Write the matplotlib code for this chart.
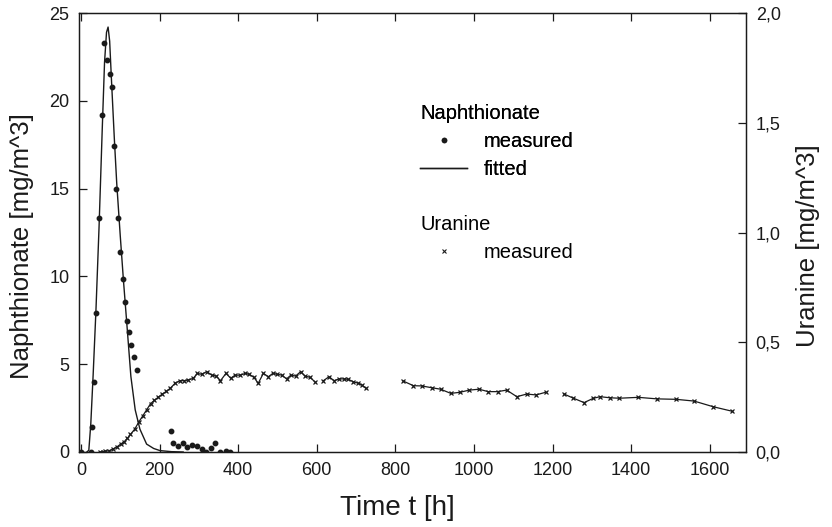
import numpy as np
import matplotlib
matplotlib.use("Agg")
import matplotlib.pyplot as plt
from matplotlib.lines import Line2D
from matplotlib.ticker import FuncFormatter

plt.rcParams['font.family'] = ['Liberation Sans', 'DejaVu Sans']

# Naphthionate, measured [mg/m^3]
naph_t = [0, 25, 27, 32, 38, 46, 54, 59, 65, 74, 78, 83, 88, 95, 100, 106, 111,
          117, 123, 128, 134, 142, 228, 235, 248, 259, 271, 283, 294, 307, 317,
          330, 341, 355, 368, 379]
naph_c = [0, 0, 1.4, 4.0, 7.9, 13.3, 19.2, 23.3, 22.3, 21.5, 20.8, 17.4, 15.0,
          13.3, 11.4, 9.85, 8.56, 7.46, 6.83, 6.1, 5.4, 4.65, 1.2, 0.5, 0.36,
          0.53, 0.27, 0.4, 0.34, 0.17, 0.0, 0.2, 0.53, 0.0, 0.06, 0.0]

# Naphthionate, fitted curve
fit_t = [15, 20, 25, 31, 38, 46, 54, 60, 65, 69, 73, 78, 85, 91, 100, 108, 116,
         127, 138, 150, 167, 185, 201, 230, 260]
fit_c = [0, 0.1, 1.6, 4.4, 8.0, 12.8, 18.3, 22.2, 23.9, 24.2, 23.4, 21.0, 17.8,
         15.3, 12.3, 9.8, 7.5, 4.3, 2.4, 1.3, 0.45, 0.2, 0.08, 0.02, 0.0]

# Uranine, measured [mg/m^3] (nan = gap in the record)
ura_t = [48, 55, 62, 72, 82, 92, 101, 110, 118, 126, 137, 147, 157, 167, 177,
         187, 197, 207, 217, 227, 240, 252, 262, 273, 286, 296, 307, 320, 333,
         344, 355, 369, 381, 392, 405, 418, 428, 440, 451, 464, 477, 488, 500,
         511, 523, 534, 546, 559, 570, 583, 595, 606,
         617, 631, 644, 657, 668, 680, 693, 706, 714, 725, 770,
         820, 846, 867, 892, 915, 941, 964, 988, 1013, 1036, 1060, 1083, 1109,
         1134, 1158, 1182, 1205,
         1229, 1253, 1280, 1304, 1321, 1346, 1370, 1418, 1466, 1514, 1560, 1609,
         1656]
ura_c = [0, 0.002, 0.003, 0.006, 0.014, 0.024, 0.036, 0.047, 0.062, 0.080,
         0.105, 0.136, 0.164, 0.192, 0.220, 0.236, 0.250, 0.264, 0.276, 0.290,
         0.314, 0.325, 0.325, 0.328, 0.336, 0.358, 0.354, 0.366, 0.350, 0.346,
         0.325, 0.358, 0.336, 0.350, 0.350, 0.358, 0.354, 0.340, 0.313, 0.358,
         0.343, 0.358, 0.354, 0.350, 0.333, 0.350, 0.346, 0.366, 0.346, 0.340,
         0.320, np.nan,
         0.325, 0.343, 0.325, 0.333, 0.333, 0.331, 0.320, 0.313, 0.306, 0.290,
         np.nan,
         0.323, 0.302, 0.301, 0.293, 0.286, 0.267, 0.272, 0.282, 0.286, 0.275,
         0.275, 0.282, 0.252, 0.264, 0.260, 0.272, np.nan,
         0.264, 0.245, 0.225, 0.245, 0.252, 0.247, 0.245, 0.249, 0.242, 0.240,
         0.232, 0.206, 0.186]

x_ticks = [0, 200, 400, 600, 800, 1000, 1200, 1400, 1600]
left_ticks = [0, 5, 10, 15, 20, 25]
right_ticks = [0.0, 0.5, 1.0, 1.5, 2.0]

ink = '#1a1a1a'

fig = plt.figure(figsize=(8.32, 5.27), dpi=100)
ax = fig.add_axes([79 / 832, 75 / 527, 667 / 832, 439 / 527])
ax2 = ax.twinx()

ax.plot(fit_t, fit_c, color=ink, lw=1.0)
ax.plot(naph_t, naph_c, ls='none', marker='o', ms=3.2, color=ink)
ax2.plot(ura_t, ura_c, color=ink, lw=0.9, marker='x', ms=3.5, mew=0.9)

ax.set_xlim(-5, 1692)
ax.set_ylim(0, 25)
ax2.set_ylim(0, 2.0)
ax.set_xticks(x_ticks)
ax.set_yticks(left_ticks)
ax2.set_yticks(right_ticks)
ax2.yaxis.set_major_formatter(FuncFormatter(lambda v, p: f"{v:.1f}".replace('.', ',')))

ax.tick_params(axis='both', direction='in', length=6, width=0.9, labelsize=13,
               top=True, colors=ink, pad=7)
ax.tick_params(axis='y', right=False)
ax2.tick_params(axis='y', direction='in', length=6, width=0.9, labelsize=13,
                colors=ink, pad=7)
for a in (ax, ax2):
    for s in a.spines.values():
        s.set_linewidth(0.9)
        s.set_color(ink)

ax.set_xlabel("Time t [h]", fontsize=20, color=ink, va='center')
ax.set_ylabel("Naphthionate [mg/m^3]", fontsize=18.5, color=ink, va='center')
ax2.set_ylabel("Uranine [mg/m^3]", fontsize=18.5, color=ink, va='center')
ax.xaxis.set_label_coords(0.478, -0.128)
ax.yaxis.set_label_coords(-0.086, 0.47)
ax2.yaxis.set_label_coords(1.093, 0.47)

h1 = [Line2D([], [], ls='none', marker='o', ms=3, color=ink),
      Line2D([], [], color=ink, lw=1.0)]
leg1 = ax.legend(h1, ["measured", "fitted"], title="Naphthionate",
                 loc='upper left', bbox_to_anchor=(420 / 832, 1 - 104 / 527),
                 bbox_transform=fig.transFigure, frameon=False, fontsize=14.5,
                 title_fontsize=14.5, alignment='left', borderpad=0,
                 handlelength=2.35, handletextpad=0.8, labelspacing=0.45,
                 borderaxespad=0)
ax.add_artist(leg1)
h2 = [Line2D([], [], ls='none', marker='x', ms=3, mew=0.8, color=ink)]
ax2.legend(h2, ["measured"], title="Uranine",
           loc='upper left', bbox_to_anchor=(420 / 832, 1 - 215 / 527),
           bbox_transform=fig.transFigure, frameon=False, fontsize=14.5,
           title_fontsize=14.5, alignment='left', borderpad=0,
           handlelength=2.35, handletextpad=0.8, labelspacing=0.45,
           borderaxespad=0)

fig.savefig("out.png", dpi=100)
━━━━━━━━
Leave out the pictures and repeat the lines from the start of the material through the line with "0.08, 0.02, 0.0]", inclusive.

Write the matplotlib code for this chart.
import numpy as np
import matplotlib
matplotlib.use("Agg")
import matplotlib.pyplot as plt
from matplotlib.lines import Line2D
from matplotlib.ticker import FuncFormatter

plt.rcParams['font.family'] = ['Liberation Sans', 'DejaVu Sans']

# Naphthionate, measured [mg/m^3]
naph_t = [0, 25, 27, 32, 38, 46, 54, 59, 65, 74, 78, 83, 88, 95, 100, 106, 111,
          117, 123, 128, 134, 142, 228, 235, 248, 259, 271, 283, 294, 307, 317,
          330, 341, 355, 368, 379]
naph_c = [0, 0, 1.4, 4.0, 7.9, 13.3, 19.2, 23.3, 22.3, 21.5, 20.8, 17.4, 15.0,
          13.3, 11.4, 9.85, 8.56, 7.46, 6.83, 6.1, 5.4, 4.65, 1.2, 0.5, 0.36,
          0.53, 0.27, 0.4, 0.34, 0.17, 0.0, 0.2, 0.53, 0.0, 0.06, 0.0]

# Naphthionate, fitted curve
fit_t = [15, 20, 25, 31, 38, 46, 54, 60, 65, 69, 73, 78, 85, 91, 100, 108, 116,
         127, 138, 150, 167, 185, 201, 230, 260]
fit_c = [0, 0.1, 1.6, 4.4, 8.0, 12.8, 18.3, 22.2, 23.9, 24.2, 23.4, 21.0, 17.8,
         15.3, 12.3, 9.8, 7.5, 4.3, 2.4, 1.3, 0.45, 0.2, 0.08, 0.02, 0.0]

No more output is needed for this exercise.